StenCE framework detects coronary stenosis from ECGs with high accuracy
A new pretraining model learns stenosis signals from routine ECGs, outperforming prior methods.
A team of researchers from multiple institutions (including Nikola Cenikj, Özgün Turgut, Alexander Müller, and others) have developed StenCE, a pretraining framework that uses cross-modal contrastive learning to align electrocardiogram (ECG) signals with coronary angiography images. The goal is to enable detection of severe coronary artery stenosis—a major risk factor for heart attacks—directly from ECGs, which are fast, cheap, and routinely collected even in asymptomatic patients. Currently, stenosis diagnosis relies on invasive coronary angiography, limiting screening to high-risk symptomatic individuals.

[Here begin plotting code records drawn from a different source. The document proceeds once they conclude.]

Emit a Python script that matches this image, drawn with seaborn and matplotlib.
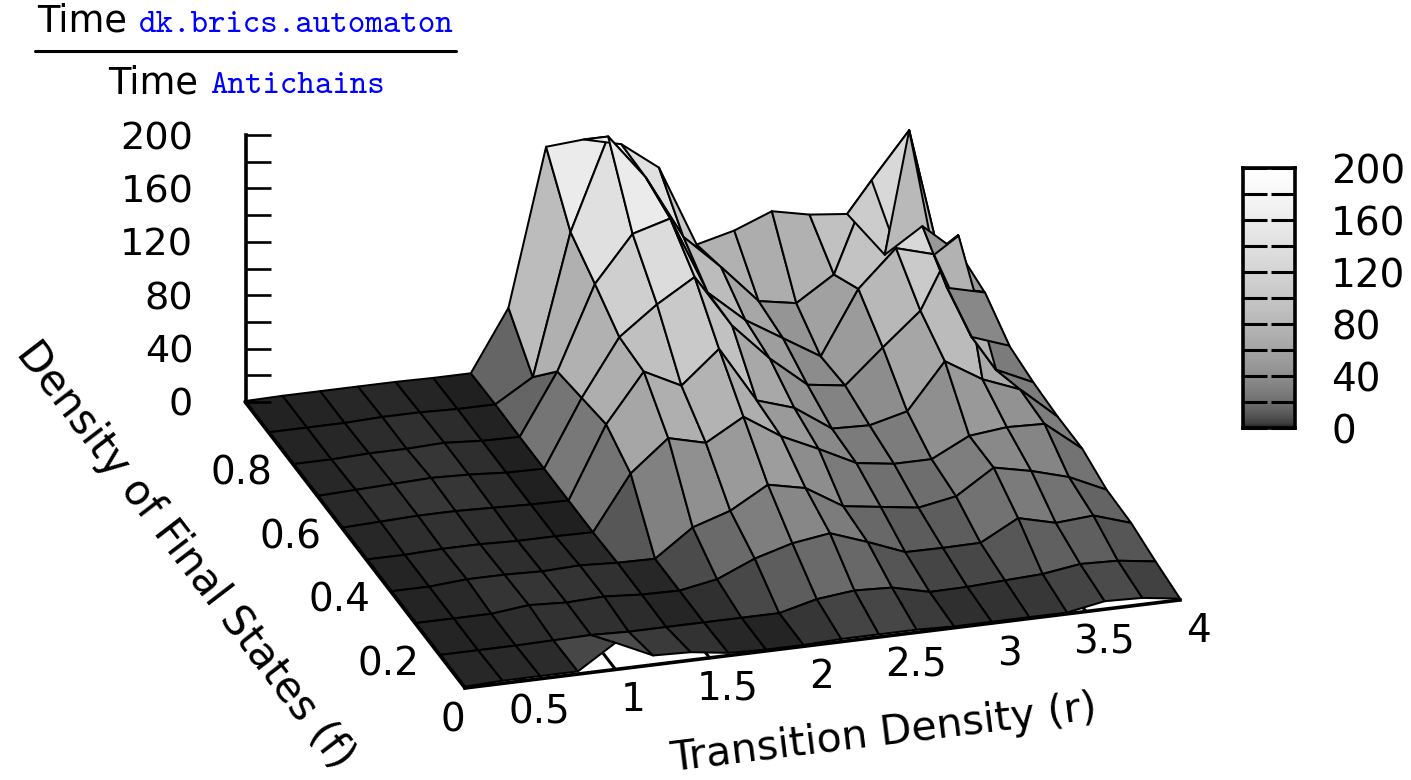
import numpy as np
import matplotlib
matplotlib.use("Agg")
import matplotlib.pyplot as plt
import seaborn as sns
from matplotlib.colors import PowerNorm
from matplotlib.lines import Line2D
from mpl_toolkits.mplot3d import proj3d

W, H = 1411, 780

r_values = [0.2, 0.4, 0.6, 0.8, 1.0, 1.2, 1.4, 1.6, 1.8, 2.0,
            2.2, 2.4, 2.6, 2.8, 3.0, 3.2, 3.4, 3.6, 3.8, 4.0]
f_values = [0.0, 0.1, 0.2, 0.3, 0.4, 0.5, 0.6, 0.7, 0.8, 0.9]

# ratio, one list per final state density
ratio_f00 = [1, 2, 2, 2, 20, 7, 6, 2, 1, 1, 2, 2, 2, 1, 1, 1, 1, 6, 5, 1]
ratio_f01 = [1, 1, 1, 1.5, 2, 1, 1, 1, 1, 1, 8, 11, 9.7, 3, 3.3, 4.7, 6, 10, 9, 5]
ratio_f02 = [1, 1, 1, 4, 2.5, 3.5, 1.5, 1, 6, 18, 26, 30, 20, 9, 8.7, 9, 24, 17, 19, 10]
ratio_f03 = [1, 1, 3, 3, 2, 3, 1.5, 1, 21, 30, 46, 40, 23, 19, 15, 20, 38, 32, 24, 11]
ratio_f04 = [1, 1, 2, 2, 1, 1, 0.5, 41, 64, 57, 73, 55, 42, 28, 24, 24, 38, 41, 40, 18]
ratio_f05 = [1, 2, 3, 3, 2, 1, 0.5, 54, 90, 76, 100, 58, 49, 30, 29, 36, 70, 53, 42, 18]
ratio_f06 = [1, 2, 3, 4, 3, 1, 0.5, 50, 92, 113, 130, 90, 62, 39, 35, 60, 84, 137, 33, 20]
ratio_f07 = [1, 1, 2, 2, 3, 1, 0.5, 46, 108, 142, 150, 91, 67, 50, 33, 80, 107, 99, 34, 24]
ratio_f08 = [1, 1, 1, 2, 2, 1, 1, 18, 123, 191, 157, 109, 83, 54, 49, 67, 134, 168, 47, 40]
ratio_f09 = [0.5, 1, 1, 1, 1, 0.5, 0.5, 46, 163, 165, 158, 137, 76, 83, 94, 88, 85, 51, 69, 45]

r_ticks = [0.5, 1, 1.5, 2, 2.5, 3, 3.5, 4]
r_tick_labels = ["0.5", "1", "1.5", "2", "2.5", "3", "3.5", "4"]
f_ticks = [0, 0.2, 0.4, 0.6, 0.8]
f_tick_labels = ["0", "0.2", "0.4", "0.6", "0.8"]
z_ticks = [0, 40, 80, 120, 160, 200]
z_minor_ticks = [20, 60, 100, 140, 180]
z_tick_labels = ["0", "40", "80", "120", "160", "200"]

sns.set_theme(style="white")
plt.rcParams["font.family"] = ["DejaVu Sans"]
plt.rcParams["text.color"] = "black"
plt.rcParams["ytick.labelcolor"] = "black"

gray = sns.color_palette("gray", as_cmap=True)
norm = PowerNorm(gamma=0.37, vmin=0, vmax=200)

fig = plt.figure(figsize=(W / 100, H / 100), dpi=100)
ax = fig.add_axes([0, 0, 1, 1], projection="3d", computed_zorder=False)
ax.set_proj_type("ortho")
ax.view_init(elev=23.6, azim=-107.1)
ax.set_box_aspect((1, 1, 0.39))
ax.set_xlim(0.2, 4)
ax.set_ylim(0, 0.9)
ax.set_zlim(0, 200)
ax.set_axis_off()

X, Y = np.meshgrid(r_values, f_values)
Z = np.array([ratio_f00, ratio_f01, ratio_f02, ratio_f03, ratio_f04,
              ratio_f05, ratio_f06, ratio_f07, ratio_f08, ratio_f09])
surf_kw = dict(rstride=1, cstride=1, cmap=gray, norm=norm, edgecolor="black",
               linewidth=1.45, antialiased=True, shade=False)
# one strip per r step, painted left to right like the original
for i in range(len(r_values) - 1):
    ax.plot_surface(X[:, i:i + 2], Y[:, i:i + 2], Z[:, i:i + 2], zorder=2 + i * 0.01, **surf_kw)
# two cells by the small right spike go on last
for n, (rows, cols) in enumerate([(slice(6, 8), slice(17, 19)), (slice(7, 9), slice(18, 20))]):
    ax.plot_surface(X[rows, cols], Y[rows, cols], Z[rows, cols], zorder=3 + n * 0.1, **surf_kw)

# base axes, in front of the surface
ax.plot([0.2, 4], [0, 0], [0, 0], color="black", lw=2.6, zorder=4,
        solid_capstyle="projecting")
ax.plot([0.2, 0.2], [0, 0.9], [0, 0], color="black", lw=2.6, zorder=4)
for t in r_ticks:
    ax.plot([t, t], [0, 0.05], [0, 0], color="black", lw=2.2, zorder=1)


def corner_px(r, f, z):
    x2, y2, _ = proj3d.proj_transform(r, f, z, ax.get_proj())
    px, py = ax.transData.transform((x2, y2))
    return px, H - py


# fit the 3d box onto the pixel corners of the picture
side = float(H)
ax.set_position([0, 0, side / W, side / H])
fig.canvas.draw()
a = corner_px(0.2, 0, 0)
b = corner_px(4, 0, 0)
side *= 715 / (b[0] - a[0])
ax.set_position([0, 0, side / W, side / H])
fig.canvas.draw()
a = corner_px(0.2, 0, 0)
ax.set_position([(465 - a[0]) / W, (a[1] - 688) / H, side / W, side / H])
fig.canvas.draw()

# tick labels sit at a fixed pixel offset from their tick on the base
for t, lab in zip(r_ticks, r_tick_labels):
    px, py = corner_px(t, 0, 0)
    fig.text((px + 18) / W, 1 - (py + 31) / H, lab, fontsize=28, ha="center", va="center")
for t, lab in zip(f_ticks, f_tick_labels):
    px, py = corner_px(0.2, t, 0)
    dx, dy = (0, 33) if t == 0 else (3, 40)
    fig.text((px + dx) / W, 1 - (py + dy) / H, lab, fontsize=28, ha="right", va="center")

# z axis
zax = fig.add_axes([246 / W, 1 - 402 / H, 1 / W, 267 / H])
zax.patch.set_visible(False)
zax.set_ylim(0, 200)
zax.set_xticks([])
zax.set_yticks(z_ticks)
zax.set_yticks(z_minor_ticks, minor=True)
zax.set_yticklabels(z_tick_labels, fontsize=27.5)
zax.tick_params(axis="y", which="both", left=True, direction="in", length=18, width=1.9,
                pad=38, color="black")
zax.set_axisbelow(False)
sns.despine(ax=zax, top=True, right=True, bottom=True)
zax.spines["left"].set_linewidth(2.6)
zax.spines["left"].set_color("black")

# colour key
levels = np.arange(200, 0, -1)[:, None]
cax = fig.add_axes([1243 / W, 1 - 428 / H, 52 / W, 260 / H])
sns.heatmap(levels, cmap=gray, norm=norm, cbar=False, ax=cax,
            xticklabels=False, yticklabels=False)
cax.set_yticks([200 - t for t in z_ticks])
cax.set_yticks([200 - t for t in z_minor_ticks], minor=True)
cax.set_yticklabels(z_tick_labels, fontsize=28)
cax.tick_params(axis="y", which="both", left=True, right=True, labelleft=False, labelright=True,
                direction="in", length=17.5, width=2.2, pad=26, color="black")
cax.set_axisbelow(False)
for spine in cax.spines.values():
    spine.set_visible(True)
    spine.set_linewidth(2.6)
    spine.set_color("black")

# ratio label
fig.text(37 / W, 1 - 32 / H, "Time", fontsize=26.5, color="black", va="baseline")
fig.text(139 / W, 1 - 32 / H, "dk.brics.automaton", fontsize=24, color="#0000ff",
         family="cmtt10", va="baseline")
fig.add_artist(Line2D([35 / W, 456 / W], [1 - 51 / H] * 2, color="black", lw=2.2))
fig.text(108 / W, 1 - 93 / H, "Time", fontsize=26.5, color="black", va="baseline")
fig.text(210 / W, 1 - 93 / H, "Antichains", fontsize=24, color="#0000ff",
         family="cmtt10", va="baseline")

fig.text(185 / W, 1 - 555 / H, "Density of Final States (f)", fontsize=30,
         rotation=-52.5, ha="center", va="center", rotation_mode="anchor")
fig.text(884 / W, 1 - 734 / H, "Transition Density (r)", fontsize=29.5,
         rotation=7, ha="center", va="center", rotation_mode="anchor")

fig.savefig("out.png", dpi=100)
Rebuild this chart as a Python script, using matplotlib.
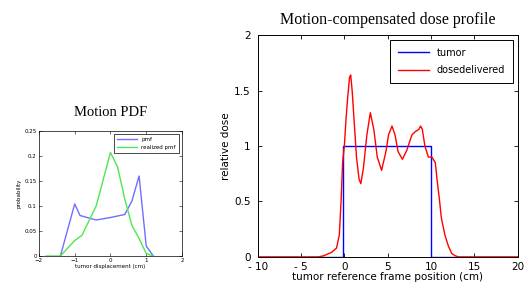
import numpy as np
import matplotlib
matplotlib.use("Agg")
import matplotlib.pyplot as plt

# left chart: motion pdf
pdf_x = [-1.4, -1.0, -0.85, -0.4, 0.0, 0.2, 0.4, 0.6, 0.8, 1.0, 1.2]
pdf_y = [0.0, 0.104, 0.081, 0.072, 0.077, 0.080, 0.083, 0.110, 0.160, 0.020, 0.0]
real_x = [-1.8, -1.4, -1.0, -0.8, -0.4, 0.0, 0.2, 0.4, 0.6, 0.8, 1.0, 1.2]
real_y = [0.0, 0.0, 0.031, 0.041, 0.100, 0.207, 0.178, 0.114, 0.061, 0.035, 0.005, 0.0]

# right chart: dose profile
tumor_x = [-10, -0.2, -0.2, 10.0, 10.0, 20]
tumor_y = [0, 0, 1, 1, 0, 0]
dose_x = [-10, -3.0, -2.4, -1.5, -0.9, -0.58, -0.38, -0.2, 0.0, 0.2, 0.4, 0.6, 0.73,
          0.9, 1.15, 1.4, 1.7, 1.9, 2.2, 2.6, 3.0, 3.4, 3.8, 4.3, 4.8, 5.1, 5.5,
          5.85, 6.2, 6.7, 7.2, 7.8, 8.2, 8.6, 8.8, 9.0, 9.3, 9.7, 10.1, 10.5,
          10.7, 11.0, 11.2, 11.6, 12.0, 12.4, 12.8, 13.2, 20]
dose_y = [0, 0, 0.01, 0.04, 0.08, 0.2, 0.5, 0.85, 1.0, 1.25, 1.45, 1.62, 1.64,
          1.5, 1.2, 0.9, 0.7, 0.66, 0.8, 1.1, 1.3, 1.15, 0.9, 0.78, 0.95, 1.1, 1.18,
          1.1, 0.95, 0.88, 0.96, 1.1, 1.13, 1.15, 1.18, 1.15, 1.0, 0.9, 0.9, 0.85,
          0.7, 0.5, 0.35, 0.2, 0.1, 0.03, 0.01, 0, 0]

fig = plt.figure(figsize=(5.26, 2.97), dpi=100)

# left
ax1 = fig.add_axes([0.074, 0.138, 0.272, 0.421])
ax1.plot(pdf_x, pdf_y, color="#6f6fff", lw=1.0, label="pmf")
ax1.plot(real_x, real_y, color="#4de84d", lw=1.0, label="realized pmf")
ax1.set_xlim(-2, 2)
ax1.set_ylim(0, 0.25)
ax1.set_xticks([-2, -1, 0, 1, 2])
ax1.set_yticks([0, 0.05, 0.1, 0.15, 0.2, 0.25])
ax1.set_yticklabels(["0", "0.05", "0.1", "0.15", "0.2", "0.25"])
ax1.tick_params(direction="in", top=True, right=True, labelsize=4, length=2, width=0.4, pad=1.5)
ax1.set_xlabel("tumor displacement (cm)", fontsize=4, labelpad=1)
ax1.set_ylabel("probability", fontsize=4, labelpad=2)
for s in ax1.spines.values():
    s.set_linewidth(0.5)
ax1.set_title("Motion PDF", fontsize=10.5, family="Liberation Serif", pad=11)
leg1 = ax1.legend(loc="upper right", fontsize=4, fancybox=False, framealpha=1,
                  edgecolor="black", borderpad=0.6, handlelength=3.5)
leg1.get_frame().set_linewidth(0.5)

# right
ax2 = fig.add_axes([0.490, 0.135, 0.494, 0.747])
ax2.plot(tumor_x, tumor_y, color="#0000ff", lw=1.0, label="tumor")
ax2.plot(dose_x, dose_y, color="#ff0000", lw=1.0, label="dosedelivered")
ax2.set_xlim(-10, 20)
ax2.set_ylim(0, 2)
ax2.set_xticks([-10, -5, 0, 5, 10, 15, 20])
ax2.set_xticklabels(["- 10", "- 5", "0", "5", "10", "15", "20"])
ax2.set_yticks([0, 0.5, 1, 1.5, 2])
ax2.set_yticklabels(["0", "0.5", "1", "1.5", "2"])
ax2.tick_params(direction="in", top=True, right=True, labelsize=7.5, length=3, width=0.6)
ax2.tick_params(axis="x", pad=3.5)
ax2.tick_params(axis="y", pad=5)
ax2.set_xlabel("tumor reference frame position (cm)", fontsize=7.5, labelpad=0)
ax2.set_ylabel("relative dose", fontsize=7.5, labelpad=2)
for s in ax2.spines.values():
    s.set_linewidth(0.7)
ax2.set_title("Motion-compensated dose profile", fontsize=11.5, family="Liberation Serif", pad=8)
leg2 = ax2.legend(loc="upper right", fontsize=7, fancybox=False, framealpha=1,
                  edgecolor="black", borderpad=0.8, labelspacing=0.8, handlelength=3.2)
leg2.get_frame().set_linewidth(0.7)

fig.savefig("out.png", dpi=100)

StenCE works by training an ECG encoder to produce representations that match those derived from angiography of confirmed stenosis cases, effectively teaching the model to identify subtle ECG patterns linked to blocked arteries. The framework was evaluated on datasets with varying stenosis severity thresholds and also on additional ECG disease classification tasks. Results show consistent performance improvements across different ECG encoder architectures, and StenCE is the first method to achieve high accuracy in severe stenosis classification directly from ECG signals. The source code is publicly available, enabling further research and clinical validation.
- StenCE uses cross-modal contrastive learning to align ECG and angiography features, enabling stenosis detection from ECGs alone.
- The framework achieves the first high-performance classification of severe coronary stenosis from non-invasive ECGs.
- Evaluations across multiple severity thresholds and ECG encoders show consistent improvements over previous methods.
Why It Matters
Enables early, non-invasive screening for heart disease from routine ECGs, potentially catching silent stenosis.